The Child Fund Alliance commissioned the UK Overseas Development Institute to make an assessment of the global direct and indirect costs of VAC. The ODI published its findings in 2014 and estimated that US$7 trillion is lost due to VAC each year, equivalent to 8% of global GDP.
Studies of the cost of VAC also attempt to put its scale into context by reference to the proportion of GNI/GDP that is potentially lost due to expenditure on response, prevention and productivity losses. Again, these estimates vary according to the assumptions made, what types of VAC are included and how comprehensively direct and indirect costs are assessed. But even with these various assumptions, the lowest estimates at national, regional or global level indicate the proportion is not less than 2% and is likely much higher (possibly up to 8-10% of GDP). By any standard, this represent a huge cost to the national and global economy and diverts resources that could be used more productively elsewhere.

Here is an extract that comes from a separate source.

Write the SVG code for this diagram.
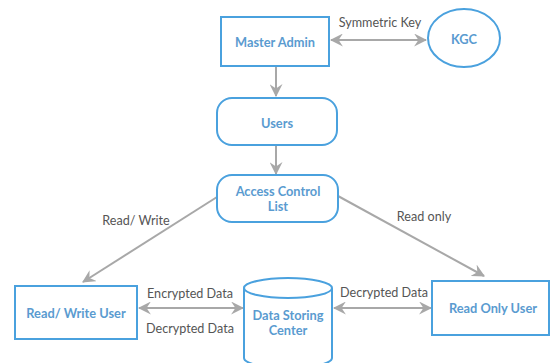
<svg xmlns="http://www.w3.org/2000/svg" width="550" height="363" viewBox="0 0 550 363">
<style>
.n{fill:#fff;stroke:#4aa1de;stroke-width:2}
.t{font-family:Lato,"Liberation Sans",sans-serif;font-size:12.8px;font-weight:bold;fill:#5a9bd0;text-anchor:middle;dominant-baseline:central}
.c{fill:none;stroke:#a8a8a8;stroke-width:2}
.l{font-family:Lato,"Liberation Sans",sans-serif;font-size:12.6px;fill:#555;text-anchor:middle;dominant-baseline:central}
</style>
<defs>
<marker id="a" viewBox="0 0 12 12" refX="11" refY="6" markerWidth="6.5" markerHeight="6.5" orient="auto-start-reverse" markerUnits="strokeWidth">
<path d="M0,0 L12,6 L0,12 L4,6 z" fill="#a8a8a8"/>
</marker>
</defs>
<rect width="550" height="363" fill="#fff"/>
<g id="connectors">
<line class="c" x1="331" y1="40" x2="426" y2="40" marker-start="url(#a)" marker-end="url(#a)"/>
<line class="c" x1="276" y1="67" x2="276" y2="96" marker-end="url(#a)"/>
<line class="c" x1="276" y1="146" x2="276" y2="174" marker-end="url(#a)"/>
<line class="c" x1="217" y1="197" x2="83" y2="282" marker-end="url(#a)"/>
<line class="c" x1="338" y1="196" x2="484" y2="276" marker-end="url(#a)"/>
<line class="c" x1="139" y1="308" x2="243" y2="308" marker-start="url(#a)" marker-end="url(#a)"/>
<line class="c" x1="334" y1="308" x2="431" y2="308" marker-start="url(#a)" marker-end="url(#a)"/>
<text class="l" x="380" y="22">Symmetric Key</text>
<text class="l" x="136" y="220">Read/ Write</text>
<text class="l" x="424" y="216">Read only</text>
<text class="l" x="190" y="293">Encrypted Data</text>
<text class="l" x="190" y="328">Decrypted Data</text>
<text class="l" x="384" y="292">Decrypted Data</text>
</g>
<g id="master-admin"><rect class="n" x="221" y="17" width="108" height="49"/><text class="t" x="275" y="42">Master Admin</text></g>
<g id="kgc"><ellipse class="n" cx="464" cy="38" rx="36" ry="29"/><text class="t" x="464" y="39">KGC</text></g>
<g id="users"><rect class="n" x="217" y="98" width="120" height="47" rx="15"/><text class="t" x="277" y="123">Users</text></g>
<g id="acl"><rect class="n" x="217" y="175" width="121" height="47" rx="15"/><text class="t" x="278" y="191">Access Control</text><text class="t" x="278" y="206">List</text></g>
<g id="rw-user"><rect class="n" x="15" y="286" width="122" height="53"/><text class="t" x="76" y="313">Read/ Write User</text></g>
<g id="data-center"><path class="n" d="M244,288 L244,358 A44,10 0 0 0 332,358 L332,288 A44,10 0 0 0 244,288 A44,10 0 0 0 332,288"/><text class="t" x="288" y="315">Data Storing</text><text class="t" x="288" y="330">Center</text></g>
<g id="ro-user"><rect class="n" x="432" y="281" width="117" height="54"/><text class="t" x="493" y="308">Read Only User</text></g>
</svg>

The next step in advocacy for the investment in prevention programmes is to weigh their cost against the losses that would be avoided by their effective implementation. The Copenhagen Consensus study noted above, examined the benefit-cost analyses of a range of prevention programmes that had been subjected to rigorous assessment. It found there were very high ratios of return from investments in prevention of VaC. A programme in the USA to eliminate physical violence as a method of child discipline, for example, had benefit-cost ratio of 13~14, which is notably high for a social policy intervention.
If the prevention and elimination VAC is to have a higher place in the public policy agenda the potential scale of the economic losses it causes, as well as the costs and benefits from prevention programmes needs to be better known. It also requires a greater investment in research on prevalence, both through routine administrative as well as national sample surveys. Building a stronger evidence base from robust studies of the economic burden of VAC and the savings made through effective prevention programmes must be a key priority in the implementation phase of the Post 2015 Sustainable Development Agenda.